Toda essa conversa pretende apenas explicar que os ensaios que aqui, impudicamente,
se exibem não passam de tentativas, às vezes exasperadas,
de convidar ao diálogo, sem o qual a literatura não tem
razão para existir. E se ele não acontece, boa parte da
culpa cabe aos próprios ensaístas que, muitas vezes, desaprenderam
a língua materna. Assim, ficam avisados, que aqueles que aqui estão,
foram escritos em língua de gente e falam Português, ainda
que algum sotaque regional possa ser lobrigado, aqui e ali, em algumas
expressões. Desculpem, mas não sei escrever difícil.
Literatura é coisa de quem gosta de ler, e não é,
nem pode ser, privilégio de iniciados. Já tenho idade suficiente
para não me iludir com as falácias das línguas criptografadas.

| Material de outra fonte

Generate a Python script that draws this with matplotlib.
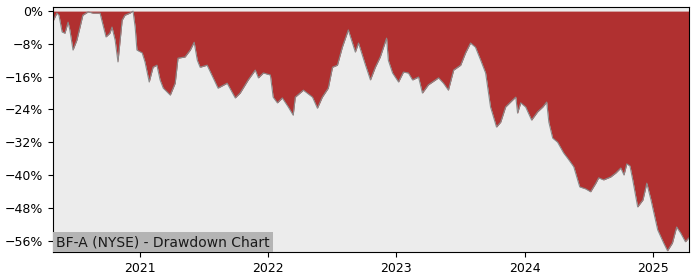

Lendo os grandes escritores, entendi, desde sempre, que falar claro é
gentileza mínima. E, como sou educado, me esforcei ao máximo
para obter tal resultado. Se meu texto não der certo, seu olhar
é que entortou...
Se, após as leituras, sobrarem algumas indagações
ao leitor, permitindo-lhe enriquecer sua visão das obras estudadas,
dou-me por pago. Até porque não havendo outro pagamento
possível, este deve bastar às despesas de minha vaidade.
No caso negativo, leitor amigo, Machado de Assis ensinou-me a dar-te um
piparote e dizer-te adeus.
Assim, arrisco-me às reprimendas públicas, pela ousadia
de incomodar a tranqüilidade alheia, com indagações
fora de hora. Mas elas me darão a certeza de que atingi, pelo menos,
um objetivo: trazer as obras literárias ao centro da praça
e fazê-las objeto de discussões e divergências.
Que outra paga maior pode esperar quem escreve?